▶ _Given problem_
Set down, exactly as written, only the lines starting with the one that holds "Rebuild this chart as a Python script, using matplotlib." and ending with the one that holds "inp_labels = ['INP=2', 'INP=4', 'INP=8']".

▶ _Listing_
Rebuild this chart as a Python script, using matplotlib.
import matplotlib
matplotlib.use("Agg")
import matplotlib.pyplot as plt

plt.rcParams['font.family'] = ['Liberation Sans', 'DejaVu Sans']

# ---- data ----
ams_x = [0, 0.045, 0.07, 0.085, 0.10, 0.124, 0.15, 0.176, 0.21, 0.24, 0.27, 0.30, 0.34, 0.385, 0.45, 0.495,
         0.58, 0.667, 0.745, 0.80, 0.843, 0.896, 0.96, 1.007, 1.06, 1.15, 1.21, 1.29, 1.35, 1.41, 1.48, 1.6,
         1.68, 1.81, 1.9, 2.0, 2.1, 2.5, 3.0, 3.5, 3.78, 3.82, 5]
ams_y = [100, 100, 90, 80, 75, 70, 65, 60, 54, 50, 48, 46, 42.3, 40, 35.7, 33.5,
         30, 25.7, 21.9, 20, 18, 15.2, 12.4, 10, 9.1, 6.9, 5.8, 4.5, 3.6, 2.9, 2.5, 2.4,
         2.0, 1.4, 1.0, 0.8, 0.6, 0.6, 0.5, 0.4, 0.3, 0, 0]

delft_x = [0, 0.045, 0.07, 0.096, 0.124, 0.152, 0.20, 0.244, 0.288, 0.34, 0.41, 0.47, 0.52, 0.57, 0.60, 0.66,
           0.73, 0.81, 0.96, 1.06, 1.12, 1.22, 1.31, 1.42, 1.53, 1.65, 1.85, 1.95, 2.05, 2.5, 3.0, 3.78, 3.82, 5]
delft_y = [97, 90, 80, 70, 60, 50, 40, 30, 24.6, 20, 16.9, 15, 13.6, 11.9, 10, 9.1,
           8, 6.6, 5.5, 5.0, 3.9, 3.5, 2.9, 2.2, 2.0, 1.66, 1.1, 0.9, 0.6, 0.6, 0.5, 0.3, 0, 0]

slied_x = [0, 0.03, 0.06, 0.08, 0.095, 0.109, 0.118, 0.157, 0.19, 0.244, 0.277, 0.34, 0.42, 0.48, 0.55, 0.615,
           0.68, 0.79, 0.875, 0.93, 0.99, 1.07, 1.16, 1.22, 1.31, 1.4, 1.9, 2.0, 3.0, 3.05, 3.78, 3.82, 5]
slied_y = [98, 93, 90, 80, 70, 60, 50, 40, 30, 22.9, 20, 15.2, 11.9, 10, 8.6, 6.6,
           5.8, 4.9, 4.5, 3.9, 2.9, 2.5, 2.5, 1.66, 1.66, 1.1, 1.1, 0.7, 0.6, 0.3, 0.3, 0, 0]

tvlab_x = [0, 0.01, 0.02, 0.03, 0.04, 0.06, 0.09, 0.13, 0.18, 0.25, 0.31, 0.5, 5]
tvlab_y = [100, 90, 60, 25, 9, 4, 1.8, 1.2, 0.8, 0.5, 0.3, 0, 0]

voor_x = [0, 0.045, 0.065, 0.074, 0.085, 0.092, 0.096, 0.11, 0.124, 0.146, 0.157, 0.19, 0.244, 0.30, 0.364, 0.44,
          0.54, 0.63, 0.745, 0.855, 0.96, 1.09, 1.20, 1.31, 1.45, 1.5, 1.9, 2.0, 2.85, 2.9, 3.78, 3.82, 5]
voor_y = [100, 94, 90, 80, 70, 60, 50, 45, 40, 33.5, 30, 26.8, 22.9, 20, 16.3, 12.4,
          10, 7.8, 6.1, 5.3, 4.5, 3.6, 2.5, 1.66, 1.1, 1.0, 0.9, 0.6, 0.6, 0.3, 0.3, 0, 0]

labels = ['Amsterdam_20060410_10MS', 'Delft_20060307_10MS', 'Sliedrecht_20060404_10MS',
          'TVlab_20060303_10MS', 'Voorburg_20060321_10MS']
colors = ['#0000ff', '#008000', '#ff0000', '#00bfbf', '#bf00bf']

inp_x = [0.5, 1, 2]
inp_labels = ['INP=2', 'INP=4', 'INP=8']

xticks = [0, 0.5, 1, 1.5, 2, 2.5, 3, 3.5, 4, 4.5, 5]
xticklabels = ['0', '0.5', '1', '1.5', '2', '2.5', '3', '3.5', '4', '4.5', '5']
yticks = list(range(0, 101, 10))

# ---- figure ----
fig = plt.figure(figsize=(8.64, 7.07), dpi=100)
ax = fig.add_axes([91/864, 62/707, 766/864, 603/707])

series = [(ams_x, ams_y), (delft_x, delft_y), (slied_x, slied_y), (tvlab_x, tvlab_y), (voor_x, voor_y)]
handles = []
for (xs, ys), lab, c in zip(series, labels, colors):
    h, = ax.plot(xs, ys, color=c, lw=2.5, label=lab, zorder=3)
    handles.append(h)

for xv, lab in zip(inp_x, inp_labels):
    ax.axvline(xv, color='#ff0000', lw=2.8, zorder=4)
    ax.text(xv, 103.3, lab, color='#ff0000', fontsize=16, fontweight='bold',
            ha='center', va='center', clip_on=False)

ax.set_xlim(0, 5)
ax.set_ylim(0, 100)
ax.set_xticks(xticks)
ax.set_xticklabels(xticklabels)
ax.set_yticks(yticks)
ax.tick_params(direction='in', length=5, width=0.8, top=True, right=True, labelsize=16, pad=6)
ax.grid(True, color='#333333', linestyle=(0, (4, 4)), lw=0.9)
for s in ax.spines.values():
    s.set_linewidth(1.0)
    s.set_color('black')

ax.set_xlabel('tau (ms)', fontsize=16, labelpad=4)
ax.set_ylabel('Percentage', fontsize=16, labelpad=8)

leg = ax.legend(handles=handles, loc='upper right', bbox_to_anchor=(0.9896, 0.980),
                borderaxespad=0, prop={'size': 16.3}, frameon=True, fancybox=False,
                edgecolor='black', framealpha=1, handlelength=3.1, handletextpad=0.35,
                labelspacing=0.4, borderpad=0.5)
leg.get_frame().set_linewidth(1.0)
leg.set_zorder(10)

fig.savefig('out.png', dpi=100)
---
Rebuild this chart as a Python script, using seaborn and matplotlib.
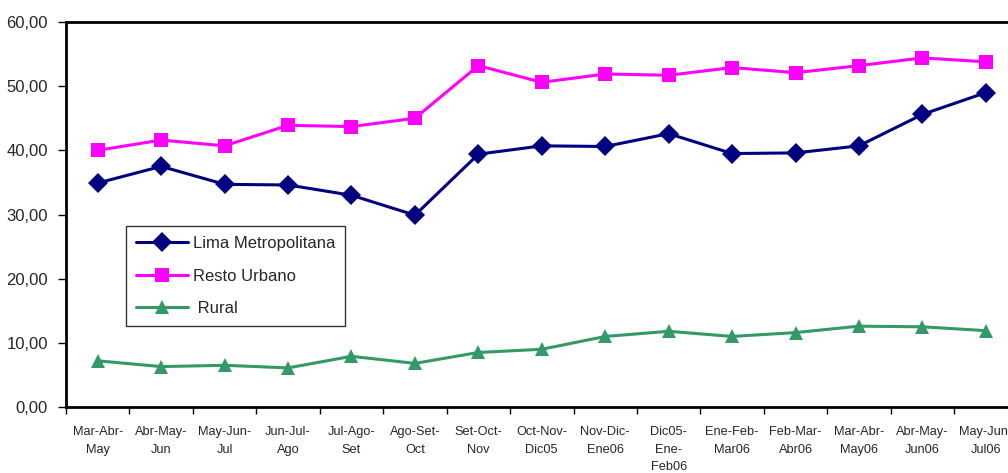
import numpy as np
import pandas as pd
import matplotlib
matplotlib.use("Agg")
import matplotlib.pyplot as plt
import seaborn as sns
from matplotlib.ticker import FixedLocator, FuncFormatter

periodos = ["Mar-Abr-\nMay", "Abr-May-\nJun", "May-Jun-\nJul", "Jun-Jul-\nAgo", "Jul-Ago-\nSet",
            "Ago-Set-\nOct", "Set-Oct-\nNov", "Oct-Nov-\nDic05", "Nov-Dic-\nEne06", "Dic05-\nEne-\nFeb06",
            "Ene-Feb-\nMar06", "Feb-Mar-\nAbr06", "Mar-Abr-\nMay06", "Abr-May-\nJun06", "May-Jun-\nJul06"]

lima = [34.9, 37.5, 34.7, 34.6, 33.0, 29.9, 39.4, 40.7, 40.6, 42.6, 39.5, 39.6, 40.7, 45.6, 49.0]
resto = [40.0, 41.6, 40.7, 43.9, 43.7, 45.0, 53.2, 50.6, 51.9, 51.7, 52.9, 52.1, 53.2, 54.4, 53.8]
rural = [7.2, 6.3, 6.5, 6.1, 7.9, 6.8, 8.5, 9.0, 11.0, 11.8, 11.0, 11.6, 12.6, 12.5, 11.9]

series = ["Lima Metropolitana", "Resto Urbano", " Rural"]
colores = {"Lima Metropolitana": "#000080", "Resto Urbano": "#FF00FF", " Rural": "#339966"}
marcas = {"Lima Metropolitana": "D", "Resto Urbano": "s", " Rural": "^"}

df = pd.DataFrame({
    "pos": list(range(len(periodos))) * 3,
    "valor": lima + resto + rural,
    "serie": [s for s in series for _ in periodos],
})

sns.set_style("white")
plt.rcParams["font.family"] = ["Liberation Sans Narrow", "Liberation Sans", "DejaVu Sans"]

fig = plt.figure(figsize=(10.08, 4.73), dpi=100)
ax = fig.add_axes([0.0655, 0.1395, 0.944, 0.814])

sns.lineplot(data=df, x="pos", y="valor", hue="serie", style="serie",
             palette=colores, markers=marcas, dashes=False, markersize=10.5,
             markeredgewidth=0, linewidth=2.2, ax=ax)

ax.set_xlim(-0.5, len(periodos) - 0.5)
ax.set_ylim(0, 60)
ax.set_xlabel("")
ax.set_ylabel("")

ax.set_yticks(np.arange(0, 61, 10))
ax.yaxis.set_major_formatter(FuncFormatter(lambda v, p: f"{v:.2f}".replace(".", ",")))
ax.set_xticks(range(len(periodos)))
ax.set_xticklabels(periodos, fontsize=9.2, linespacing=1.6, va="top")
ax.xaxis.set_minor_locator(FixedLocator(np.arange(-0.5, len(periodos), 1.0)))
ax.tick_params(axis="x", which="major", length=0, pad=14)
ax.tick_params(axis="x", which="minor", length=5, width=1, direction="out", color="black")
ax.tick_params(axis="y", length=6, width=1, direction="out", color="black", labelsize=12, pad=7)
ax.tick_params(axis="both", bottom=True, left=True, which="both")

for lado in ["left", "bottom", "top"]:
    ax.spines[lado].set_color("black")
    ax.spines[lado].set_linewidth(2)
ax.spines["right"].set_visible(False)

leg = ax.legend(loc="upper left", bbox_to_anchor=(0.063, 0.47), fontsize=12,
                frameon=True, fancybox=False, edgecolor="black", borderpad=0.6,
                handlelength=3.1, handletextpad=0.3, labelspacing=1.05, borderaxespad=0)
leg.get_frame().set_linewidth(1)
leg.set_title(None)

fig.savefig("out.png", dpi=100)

▶ _Response to the task_
Rebuild this chart as a Python script, using matplotlib.
import matplotlib
matplotlib.use("Agg")
import matplotlib.pyplot as plt

plt.rcParams['font.family'] = ['Liberation Sans', 'DejaVu Sans']

# ---- data ----
ams_x = [0, 0.045, 0.07, 0.085, 0.10, 0.124, 0.15, 0.176, 0.21, 0.24, 0.27, 0.30, 0.34, 0.385, 0.45, 0.495,
         0.58, 0.667, 0.745, 0.80, 0.843, 0.896, 0.96, 1.007, 1.06, 1.15, 1.21, 1.29, 1.35, 1.41, 1.48, 1.6,
         1.68, 1.81, 1.9, 2.0, 2.1, 2.5, 3.0, 3.5, 3.78, 3.82, 5]
ams_y = [100, 100, 90, 80, 75, 70, 65, 60, 54, 50, 48, 46, 42.3, 40, 35.7, 33.5,
         30, 25.7, 21.9, 20, 18, 15.2, 12.4, 10, 9.1, 6.9, 5.8, 4.5, 3.6, 2.9, 2.5, 2.4,
         2.0, 1.4, 1.0, 0.8, 0.6, 0.6, 0.5, 0.4, 0.3, 0, 0]

delft_x = [0, 0.045, 0.07, 0.096, 0.124, 0.152, 0.20, 0.244, 0.288, 0.34, 0.41, 0.47, 0.52, 0.57, 0.60, 0.66,
           0.73, 0.81, 0.96, 1.06, 1.12, 1.22, 1.31, 1.42, 1.53, 1.65, 1.85, 1.95, 2.05, 2.5, 3.0, 3.78, 3.82, 5]
delft_y = [97, 90, 80, 70, 60, 50, 40, 30, 24.6, 20, 16.9, 15, 13.6, 11.9, 10, 9.1,
           8, 6.6, 5.5, 5.0, 3.9, 3.5, 2.9, 2.2, 2.0, 1.66, 1.1, 0.9, 0.6, 0.6, 0.5, 0.3, 0, 0]

slied_x = [0, 0.03, 0.06, 0.08, 0.095, 0.109, 0.118, 0.157, 0.19, 0.244, 0.277, 0.34, 0.42, 0.48, 0.55, 0.615,
           0.68, 0.79, 0.875, 0.93, 0.99, 1.07, 1.16, 1.22, 1.31, 1.4, 1.9, 2.0, 3.0, 3.05, 3.78, 3.82, 5]
slied_y = [98, 93, 90, 80, 70, 60, 50, 40, 30, 22.9, 20, 15.2, 11.9, 10, 8.6, 6.6,
           5.8, 4.9, 4.5, 3.9, 2.9, 2.5, 2.5, 1.66, 1.66, 1.1, 1.1, 0.7, 0.6, 0.3, 0.3, 0, 0]

tvlab_x = [0, 0.01, 0.02, 0.03, 0.04, 0.06, 0.09, 0.13, 0.18, 0.25, 0.31, 0.5, 5]
tvlab_y = [100, 90, 60, 25, 9, 4, 1.8, 1.2, 0.8, 0.5, 0.3, 0, 0]

voor_x = [0, 0.045, 0.065, 0.074, 0.085, 0.092, 0.096, 0.11, 0.124, 0.146, 0.157, 0.19, 0.244, 0.30, 0.364, 0.44,
          0.54, 0.63, 0.745, 0.855, 0.96, 1.09, 1.20, 1.31, 1.45, 1.5, 1.9, 2.0, 2.85, 2.9, 3.78, 3.82, 5]
voor_y = [100, 94, 90, 80, 70, 60, 50, 45, 40, 33.5, 30, 26.8, 22.9, 20, 16.3, 12.4,
          10, 7.8, 6.1, 5.3, 4.5, 3.6, 2.5, 1.66, 1.1, 1.0, 0.9, 0.6, 0.6, 0.3, 0.3, 0, 0]

labels = ['Amsterdam_20060410_10MS', 'Delft_20060307_10MS', 'Sliedrecht_20060404_10MS',
          'TVlab_20060303_10MS', 'Voorburg_20060321_10MS']
colors = ['#0000ff', '#008000', '#ff0000', '#00bfbf', '#bf00bf']

inp_x = [0.5, 1, 2]
inp_labels = ['INP=2', 'INP=4', 'INP=8']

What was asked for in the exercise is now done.